Updated by naruse (Yui NARUSE) over 8 years ago

Calling function is really always MT-safe?
The user of fiddle must check whether the function is MT-safe and maintain fine grained lock if it's not MT-safe?

Updated by normalperson (Eric Wong) over 8 years ago

Yes, user must check if the function is MT-safe. Probably fine
for most library functions...

Maybe releasing GVL can be optional, but I would rather avoid
exposing implementation detail or new APIs...

Updated by tenderlovemaking (Aaron Patterson) over 8 years ago

On Tue, Oct 27, 2015 at 08:54:07AM +0000, Eric Wong wrote:

Yes, user must check if the function is MT-safe. Probably fine
for most library functions...

Maybe releasing GVL can be optional, but I would rather avoid
exposing implementation detail or new APIs...

I think it's fine. Calling a C function from fiddle that requires the
GVL to be locked seems like an edge case. Maybe we can make an option
to maintain keep the GVL locked, and make "unlocking the GVL" default
behavior.

--
Aaron Patterson
http://tenderlovemaking.com/

Updated by normalperson (Eric Wong) over 8 years ago

Aaron Patterson wrote:

On Tue, Oct 27, 2015 at 08:54:07AM +0000, Eric Wong wrote:

Yes, user must check if the function is MT-safe. Probably fine
for most library functions...

Maybe releasing GVL can be optional, but I would rather avoid
exposing implementation detail or new APIs...

I think it's fine. Calling a C function from fiddle that requires the
GVL to be locked seems like an edge case. Maybe we can make an option
to maintain keep the GVL locked, and make "unlocking the GVL" default
behavior.

AFAIK, fiddle does not have many users right now[1], correct?
If Ruby eventually loses the GVL, they could get screwed later on if
they rely on GVL, too. So any potentially breaking change should be
sooner rather than later.

But maybe we introduce a new API/option now to release GVL now.
If/when Ruby loses the GVL; we implement a GFL (Global Fiddle Lock)
and use GFL as default behavior; while the API/option to release
the GVL releases the GFL instead.

I also have some ideas to hopefully make the current GVL cheaper.

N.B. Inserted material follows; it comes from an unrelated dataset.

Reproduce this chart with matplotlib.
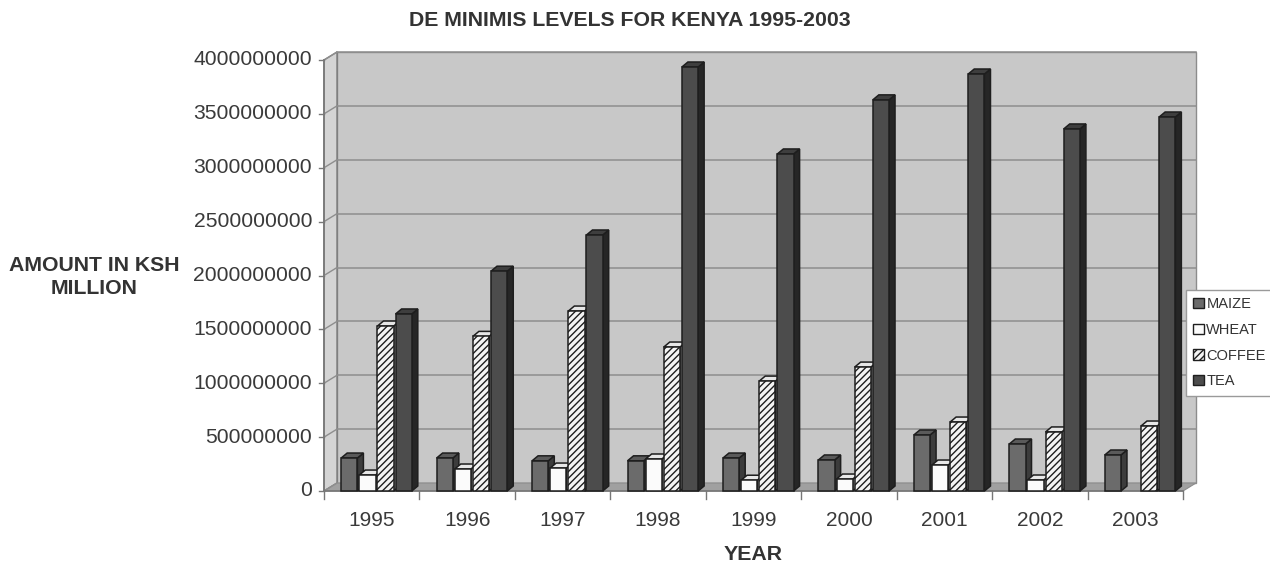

[1] I'm not entirely sure why fiddle was introduced since the 'ffi'
gem was already prevalent. Was it to keep compatibility with
'dl'? Well, at least I can contribute to fiddle without dealing
ith a non-Free SaaS.

Updated by normalperson (Eric Wong) over 8 years ago

So, should I commit the patch as-is, or perhaps add a new
option/method for releasing the GVL?

Naming new options/methods hard for me :<

Updated by tenderlovemaking (Aaron Patterson) over 8 years ago

On Fri, Nov 13, 2015 at 05:08:36AM +0000, Eric Wong wrote:

So, should I commit the patch as-is, or perhaps add a new
option/method for releasing the GVL?

Naming new options/methods hard for me :<

Yes, please commit it! :)

--
Aaron Patterson
http://tenderlovemaking.com/

Actions #11

Updated by Anonymous over 8 years ago

  • Status changed from Open to Closed

Applied in changeset r52723.


fiddle: release GVL for ffi_call

Some external functions I wish to call may take a long time
and unnecessarily block other threads. This may lead to performance
regressions for fast functions as releasing/acquiring the GVL is not
cheap, but can improve performance for long-running functions
in multi-threaded applications.

This also means we must reacquire the GVL when calling Ruby-defined
callbacks for Fiddle::Closure, meaning we must detect whether the
current thread has the GVL by exporting ruby_thread_has_gvl_p
in internal.h

  • ext/fiddle/function.c (struct nogvl_ffi_call_args):
    new struct for GVL release
    (nogvl_ffi_call): new function
    (function_call): adjust for GVL release
    [ruby-core:71642] [Feature #11607]
  • ext/fiddle/closure.c (struct callback_args):
    new struct for GVL acquire
    (with_gvl_callback): adjusted original callback function
    (callback): wrapper for conditional GVL acquire
  • ext/fiddle/depend: add dependencies
  • ext/fiddle/extconf.rb: include top_srcdir for internal.h
  • internal.h (ruby_thread_has_gvl_p): expose for fiddle
  • vm_core.h (ruby_thread_has_gvl_p): moved to internal.h
  • test/fiddle/test_function.rb (test_nogvl_poll): new test

Updated by ngoto (Naohisa Goto) over 8 years ago

After r52723, SEGV occurred during Fiddle::TestFunc#test_qsort1 test/fiddle/test_func.rb:83 on Solaris 10 i386 on RubyCI.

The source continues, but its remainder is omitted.